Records
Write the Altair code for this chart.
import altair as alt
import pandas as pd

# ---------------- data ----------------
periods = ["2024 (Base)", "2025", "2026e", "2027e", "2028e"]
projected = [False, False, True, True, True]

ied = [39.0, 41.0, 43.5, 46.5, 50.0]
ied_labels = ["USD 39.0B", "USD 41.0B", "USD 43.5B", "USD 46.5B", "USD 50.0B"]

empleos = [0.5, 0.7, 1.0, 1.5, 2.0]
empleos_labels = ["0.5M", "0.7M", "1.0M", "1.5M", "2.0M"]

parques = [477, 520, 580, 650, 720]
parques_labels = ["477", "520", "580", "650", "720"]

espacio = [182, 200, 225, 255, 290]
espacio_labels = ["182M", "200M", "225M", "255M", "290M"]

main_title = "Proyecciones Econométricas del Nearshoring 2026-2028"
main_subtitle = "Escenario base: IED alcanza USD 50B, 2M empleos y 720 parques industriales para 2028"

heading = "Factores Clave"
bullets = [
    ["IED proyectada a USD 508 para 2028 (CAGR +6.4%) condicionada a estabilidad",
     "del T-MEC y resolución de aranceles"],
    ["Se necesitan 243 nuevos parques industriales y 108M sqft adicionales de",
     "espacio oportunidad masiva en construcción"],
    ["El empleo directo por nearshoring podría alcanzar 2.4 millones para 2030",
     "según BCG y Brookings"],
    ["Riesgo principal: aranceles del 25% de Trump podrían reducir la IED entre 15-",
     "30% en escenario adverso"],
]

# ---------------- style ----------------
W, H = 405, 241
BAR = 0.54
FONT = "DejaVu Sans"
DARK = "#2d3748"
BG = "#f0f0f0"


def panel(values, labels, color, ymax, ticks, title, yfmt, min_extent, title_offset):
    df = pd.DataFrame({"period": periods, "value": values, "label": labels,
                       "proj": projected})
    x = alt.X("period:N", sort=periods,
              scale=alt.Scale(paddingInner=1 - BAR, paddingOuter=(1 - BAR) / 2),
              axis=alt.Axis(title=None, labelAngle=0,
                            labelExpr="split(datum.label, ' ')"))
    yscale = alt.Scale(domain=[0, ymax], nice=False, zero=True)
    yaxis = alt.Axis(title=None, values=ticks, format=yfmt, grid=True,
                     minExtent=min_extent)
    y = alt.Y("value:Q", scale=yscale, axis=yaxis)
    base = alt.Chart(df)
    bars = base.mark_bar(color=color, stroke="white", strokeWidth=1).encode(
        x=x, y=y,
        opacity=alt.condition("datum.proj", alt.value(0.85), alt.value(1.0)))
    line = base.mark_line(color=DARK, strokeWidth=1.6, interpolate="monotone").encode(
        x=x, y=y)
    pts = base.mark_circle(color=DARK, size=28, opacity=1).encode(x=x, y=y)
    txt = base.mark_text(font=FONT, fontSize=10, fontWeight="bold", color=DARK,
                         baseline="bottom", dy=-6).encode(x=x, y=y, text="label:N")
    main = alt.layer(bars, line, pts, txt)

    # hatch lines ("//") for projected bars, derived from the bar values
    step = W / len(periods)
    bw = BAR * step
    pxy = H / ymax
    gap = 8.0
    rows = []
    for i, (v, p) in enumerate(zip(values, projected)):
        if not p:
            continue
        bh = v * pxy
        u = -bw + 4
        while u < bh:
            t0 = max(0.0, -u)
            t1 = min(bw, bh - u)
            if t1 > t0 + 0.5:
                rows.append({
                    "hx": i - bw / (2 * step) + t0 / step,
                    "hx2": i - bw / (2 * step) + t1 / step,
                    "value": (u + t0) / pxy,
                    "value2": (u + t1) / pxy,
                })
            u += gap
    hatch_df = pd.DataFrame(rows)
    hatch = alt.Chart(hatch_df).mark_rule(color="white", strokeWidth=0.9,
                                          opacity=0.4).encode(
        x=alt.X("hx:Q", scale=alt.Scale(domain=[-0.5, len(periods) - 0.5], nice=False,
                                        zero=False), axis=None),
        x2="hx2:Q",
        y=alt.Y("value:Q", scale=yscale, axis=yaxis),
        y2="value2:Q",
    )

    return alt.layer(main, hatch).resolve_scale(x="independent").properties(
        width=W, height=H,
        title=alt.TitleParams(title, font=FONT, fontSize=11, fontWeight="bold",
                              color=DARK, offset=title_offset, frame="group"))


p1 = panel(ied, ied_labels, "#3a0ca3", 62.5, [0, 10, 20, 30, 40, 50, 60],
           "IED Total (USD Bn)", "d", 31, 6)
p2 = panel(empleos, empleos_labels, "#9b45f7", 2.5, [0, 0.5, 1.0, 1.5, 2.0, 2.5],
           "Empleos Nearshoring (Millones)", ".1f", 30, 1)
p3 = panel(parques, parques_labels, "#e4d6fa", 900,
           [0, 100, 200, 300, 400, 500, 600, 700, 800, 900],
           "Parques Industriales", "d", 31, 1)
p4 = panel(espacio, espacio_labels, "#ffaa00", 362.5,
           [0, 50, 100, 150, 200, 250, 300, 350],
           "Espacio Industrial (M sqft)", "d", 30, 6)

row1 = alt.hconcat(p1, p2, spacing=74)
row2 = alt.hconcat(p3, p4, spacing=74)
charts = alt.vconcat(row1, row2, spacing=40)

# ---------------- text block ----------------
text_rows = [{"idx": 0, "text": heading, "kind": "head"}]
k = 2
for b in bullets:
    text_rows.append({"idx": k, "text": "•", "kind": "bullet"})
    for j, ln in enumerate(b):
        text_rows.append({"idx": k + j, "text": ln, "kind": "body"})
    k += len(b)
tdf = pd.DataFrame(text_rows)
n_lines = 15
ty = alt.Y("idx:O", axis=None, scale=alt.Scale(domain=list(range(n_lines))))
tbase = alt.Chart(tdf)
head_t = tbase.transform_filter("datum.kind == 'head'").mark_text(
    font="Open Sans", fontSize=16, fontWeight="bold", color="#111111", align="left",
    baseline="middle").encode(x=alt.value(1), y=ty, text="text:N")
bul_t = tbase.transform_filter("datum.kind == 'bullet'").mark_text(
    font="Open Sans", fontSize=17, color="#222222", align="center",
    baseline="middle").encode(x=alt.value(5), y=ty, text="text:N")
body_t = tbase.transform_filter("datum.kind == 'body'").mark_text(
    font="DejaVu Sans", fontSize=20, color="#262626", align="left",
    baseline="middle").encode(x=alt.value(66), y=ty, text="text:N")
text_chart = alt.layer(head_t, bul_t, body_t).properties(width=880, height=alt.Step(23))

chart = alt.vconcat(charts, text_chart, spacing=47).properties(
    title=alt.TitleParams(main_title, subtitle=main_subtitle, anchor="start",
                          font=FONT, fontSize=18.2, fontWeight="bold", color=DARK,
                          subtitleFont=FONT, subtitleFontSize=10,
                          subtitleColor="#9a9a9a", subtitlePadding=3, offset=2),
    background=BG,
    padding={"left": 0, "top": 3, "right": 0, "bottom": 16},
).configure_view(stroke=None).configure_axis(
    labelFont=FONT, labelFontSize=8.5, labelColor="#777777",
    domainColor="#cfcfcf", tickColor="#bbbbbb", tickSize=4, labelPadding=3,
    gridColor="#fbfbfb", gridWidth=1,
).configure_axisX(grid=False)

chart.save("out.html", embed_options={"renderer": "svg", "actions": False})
...
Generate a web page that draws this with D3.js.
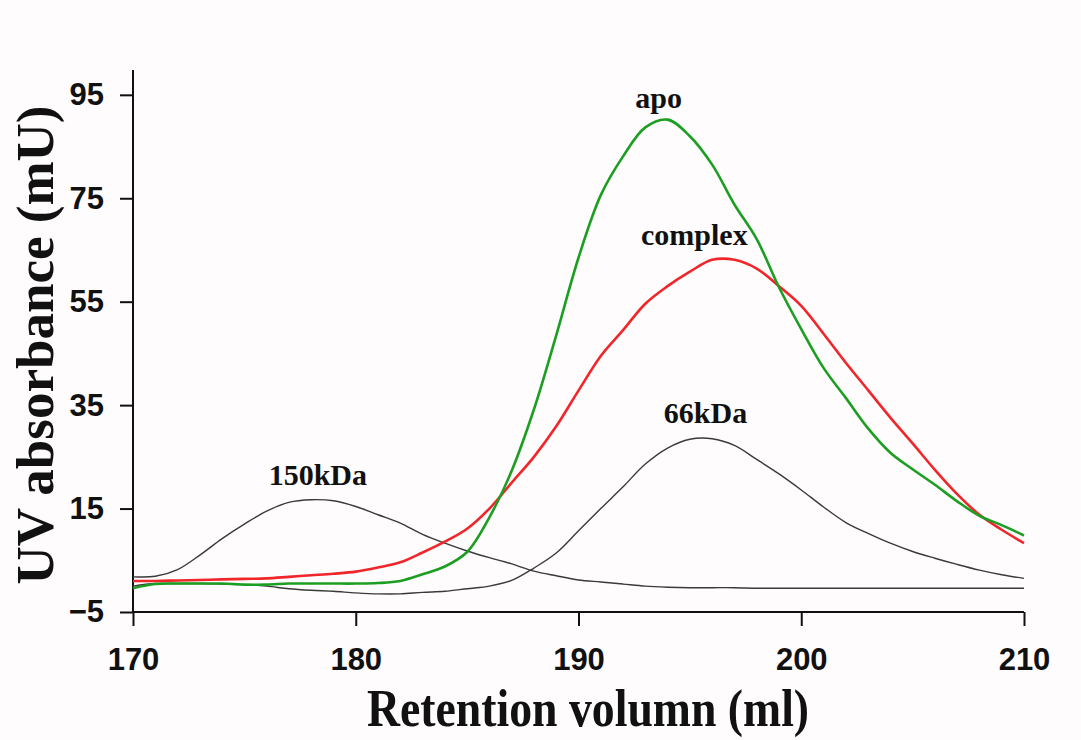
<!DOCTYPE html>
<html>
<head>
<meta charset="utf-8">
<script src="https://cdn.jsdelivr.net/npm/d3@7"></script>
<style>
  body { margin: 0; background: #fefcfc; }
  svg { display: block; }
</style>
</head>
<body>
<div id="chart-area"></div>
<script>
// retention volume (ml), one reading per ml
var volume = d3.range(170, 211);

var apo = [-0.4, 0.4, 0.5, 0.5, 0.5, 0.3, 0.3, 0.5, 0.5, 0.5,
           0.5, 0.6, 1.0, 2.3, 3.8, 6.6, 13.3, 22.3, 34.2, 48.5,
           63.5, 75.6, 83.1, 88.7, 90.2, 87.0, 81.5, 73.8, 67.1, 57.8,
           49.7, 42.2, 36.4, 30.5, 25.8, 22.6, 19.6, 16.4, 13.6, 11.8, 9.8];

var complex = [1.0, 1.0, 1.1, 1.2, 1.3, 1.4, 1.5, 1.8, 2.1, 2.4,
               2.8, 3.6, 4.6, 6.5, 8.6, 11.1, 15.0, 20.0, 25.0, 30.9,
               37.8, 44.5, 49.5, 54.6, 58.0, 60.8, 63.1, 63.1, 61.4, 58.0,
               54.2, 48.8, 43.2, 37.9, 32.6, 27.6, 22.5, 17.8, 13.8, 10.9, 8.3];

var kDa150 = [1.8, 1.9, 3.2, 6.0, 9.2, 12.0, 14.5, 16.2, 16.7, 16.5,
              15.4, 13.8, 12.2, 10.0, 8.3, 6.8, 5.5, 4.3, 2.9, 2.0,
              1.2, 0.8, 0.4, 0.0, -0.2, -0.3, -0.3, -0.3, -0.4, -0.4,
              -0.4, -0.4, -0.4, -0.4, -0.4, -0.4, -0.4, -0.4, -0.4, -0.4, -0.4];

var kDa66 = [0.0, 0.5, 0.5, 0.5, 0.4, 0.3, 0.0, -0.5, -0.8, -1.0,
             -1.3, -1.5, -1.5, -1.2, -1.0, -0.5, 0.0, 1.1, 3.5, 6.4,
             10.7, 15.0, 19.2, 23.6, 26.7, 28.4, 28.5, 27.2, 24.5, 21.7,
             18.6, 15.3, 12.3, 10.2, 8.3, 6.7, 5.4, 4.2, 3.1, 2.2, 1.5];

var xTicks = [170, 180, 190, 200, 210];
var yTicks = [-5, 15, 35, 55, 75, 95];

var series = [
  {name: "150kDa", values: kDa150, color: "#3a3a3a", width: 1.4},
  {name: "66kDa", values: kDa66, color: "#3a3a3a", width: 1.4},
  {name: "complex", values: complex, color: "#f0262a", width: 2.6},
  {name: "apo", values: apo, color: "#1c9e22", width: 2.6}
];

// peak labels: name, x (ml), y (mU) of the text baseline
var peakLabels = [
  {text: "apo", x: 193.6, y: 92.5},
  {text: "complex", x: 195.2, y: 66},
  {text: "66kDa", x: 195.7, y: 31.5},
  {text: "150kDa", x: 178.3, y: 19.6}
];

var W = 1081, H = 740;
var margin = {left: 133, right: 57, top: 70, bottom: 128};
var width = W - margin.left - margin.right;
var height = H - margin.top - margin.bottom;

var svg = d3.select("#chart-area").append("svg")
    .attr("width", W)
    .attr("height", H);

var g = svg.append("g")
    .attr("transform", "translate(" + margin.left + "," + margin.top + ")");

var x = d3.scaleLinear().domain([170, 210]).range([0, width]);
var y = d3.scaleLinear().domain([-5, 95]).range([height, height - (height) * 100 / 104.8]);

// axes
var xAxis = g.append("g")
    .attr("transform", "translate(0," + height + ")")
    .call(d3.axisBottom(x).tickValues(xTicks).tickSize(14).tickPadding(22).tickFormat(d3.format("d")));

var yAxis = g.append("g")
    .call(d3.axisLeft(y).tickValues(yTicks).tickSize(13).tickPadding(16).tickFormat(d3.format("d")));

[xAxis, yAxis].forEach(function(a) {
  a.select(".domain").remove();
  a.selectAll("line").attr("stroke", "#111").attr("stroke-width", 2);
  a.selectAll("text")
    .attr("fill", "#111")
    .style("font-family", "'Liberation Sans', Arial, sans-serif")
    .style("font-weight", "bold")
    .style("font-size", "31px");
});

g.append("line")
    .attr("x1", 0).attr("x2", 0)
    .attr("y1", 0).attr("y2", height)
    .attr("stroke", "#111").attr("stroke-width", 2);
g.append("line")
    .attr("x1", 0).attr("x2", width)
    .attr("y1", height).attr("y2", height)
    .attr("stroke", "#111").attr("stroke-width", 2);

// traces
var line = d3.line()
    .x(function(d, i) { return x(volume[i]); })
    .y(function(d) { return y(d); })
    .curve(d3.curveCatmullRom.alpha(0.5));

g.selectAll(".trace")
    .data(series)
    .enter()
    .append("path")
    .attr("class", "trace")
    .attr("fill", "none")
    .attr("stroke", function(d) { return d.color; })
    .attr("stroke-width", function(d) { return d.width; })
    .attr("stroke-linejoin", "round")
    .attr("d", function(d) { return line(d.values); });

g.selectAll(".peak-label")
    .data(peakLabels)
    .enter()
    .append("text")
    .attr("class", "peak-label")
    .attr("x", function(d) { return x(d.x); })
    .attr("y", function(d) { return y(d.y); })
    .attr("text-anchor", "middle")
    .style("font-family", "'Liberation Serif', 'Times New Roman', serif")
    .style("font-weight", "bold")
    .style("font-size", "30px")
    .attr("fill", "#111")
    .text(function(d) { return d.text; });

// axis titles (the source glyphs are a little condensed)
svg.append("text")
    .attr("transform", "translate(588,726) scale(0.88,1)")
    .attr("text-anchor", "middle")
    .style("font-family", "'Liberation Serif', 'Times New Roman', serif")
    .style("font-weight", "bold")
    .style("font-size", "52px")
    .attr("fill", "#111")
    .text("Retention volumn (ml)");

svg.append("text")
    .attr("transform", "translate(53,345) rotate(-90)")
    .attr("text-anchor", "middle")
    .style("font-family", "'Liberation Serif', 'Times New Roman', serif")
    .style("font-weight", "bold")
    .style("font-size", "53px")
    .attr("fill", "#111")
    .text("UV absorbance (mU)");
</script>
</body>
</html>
...
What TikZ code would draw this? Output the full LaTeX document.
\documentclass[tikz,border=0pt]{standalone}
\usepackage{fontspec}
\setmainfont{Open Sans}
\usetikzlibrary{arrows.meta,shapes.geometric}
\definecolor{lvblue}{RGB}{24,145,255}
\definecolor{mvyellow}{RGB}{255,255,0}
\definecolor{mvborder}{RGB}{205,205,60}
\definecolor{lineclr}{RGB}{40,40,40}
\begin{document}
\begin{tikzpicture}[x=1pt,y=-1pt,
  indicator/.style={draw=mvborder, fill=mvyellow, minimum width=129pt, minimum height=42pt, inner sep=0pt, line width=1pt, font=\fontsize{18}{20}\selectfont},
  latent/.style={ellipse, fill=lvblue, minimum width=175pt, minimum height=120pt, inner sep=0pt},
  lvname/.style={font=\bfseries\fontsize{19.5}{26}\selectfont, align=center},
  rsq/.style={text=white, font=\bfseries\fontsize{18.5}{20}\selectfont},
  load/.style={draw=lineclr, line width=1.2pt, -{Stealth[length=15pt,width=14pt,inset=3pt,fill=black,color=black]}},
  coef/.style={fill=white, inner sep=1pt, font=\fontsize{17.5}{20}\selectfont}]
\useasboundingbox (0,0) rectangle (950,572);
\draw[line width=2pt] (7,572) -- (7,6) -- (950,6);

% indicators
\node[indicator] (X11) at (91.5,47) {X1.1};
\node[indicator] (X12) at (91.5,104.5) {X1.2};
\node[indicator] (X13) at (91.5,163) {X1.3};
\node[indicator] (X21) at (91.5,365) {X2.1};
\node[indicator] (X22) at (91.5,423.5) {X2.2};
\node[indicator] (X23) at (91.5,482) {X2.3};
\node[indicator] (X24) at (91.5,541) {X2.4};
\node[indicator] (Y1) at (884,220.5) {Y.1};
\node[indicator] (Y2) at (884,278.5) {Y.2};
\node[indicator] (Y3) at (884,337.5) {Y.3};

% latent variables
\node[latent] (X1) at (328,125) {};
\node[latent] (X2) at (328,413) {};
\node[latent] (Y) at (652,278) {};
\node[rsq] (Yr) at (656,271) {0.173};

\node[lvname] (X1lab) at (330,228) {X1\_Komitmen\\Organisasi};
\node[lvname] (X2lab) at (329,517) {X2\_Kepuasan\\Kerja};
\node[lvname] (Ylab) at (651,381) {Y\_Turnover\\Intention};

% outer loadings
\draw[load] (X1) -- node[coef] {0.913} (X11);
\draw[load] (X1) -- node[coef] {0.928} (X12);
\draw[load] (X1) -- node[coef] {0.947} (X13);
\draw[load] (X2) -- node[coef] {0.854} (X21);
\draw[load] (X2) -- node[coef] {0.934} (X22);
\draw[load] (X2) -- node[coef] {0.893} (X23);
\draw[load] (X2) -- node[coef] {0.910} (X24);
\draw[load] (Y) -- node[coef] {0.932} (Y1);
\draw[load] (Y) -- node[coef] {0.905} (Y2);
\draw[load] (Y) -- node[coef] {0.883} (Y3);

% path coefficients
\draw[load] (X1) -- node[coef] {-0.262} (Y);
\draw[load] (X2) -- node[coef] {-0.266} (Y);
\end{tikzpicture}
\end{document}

STATED GOAL ▸ Collect every line from the records above that contains the word "this".

RESULT OF THE TASK ▸
Write the Altair code for this chart.
Generate a web page that draws this with D3.js.
What TikZ code would draw this? Output the full LaTeX document.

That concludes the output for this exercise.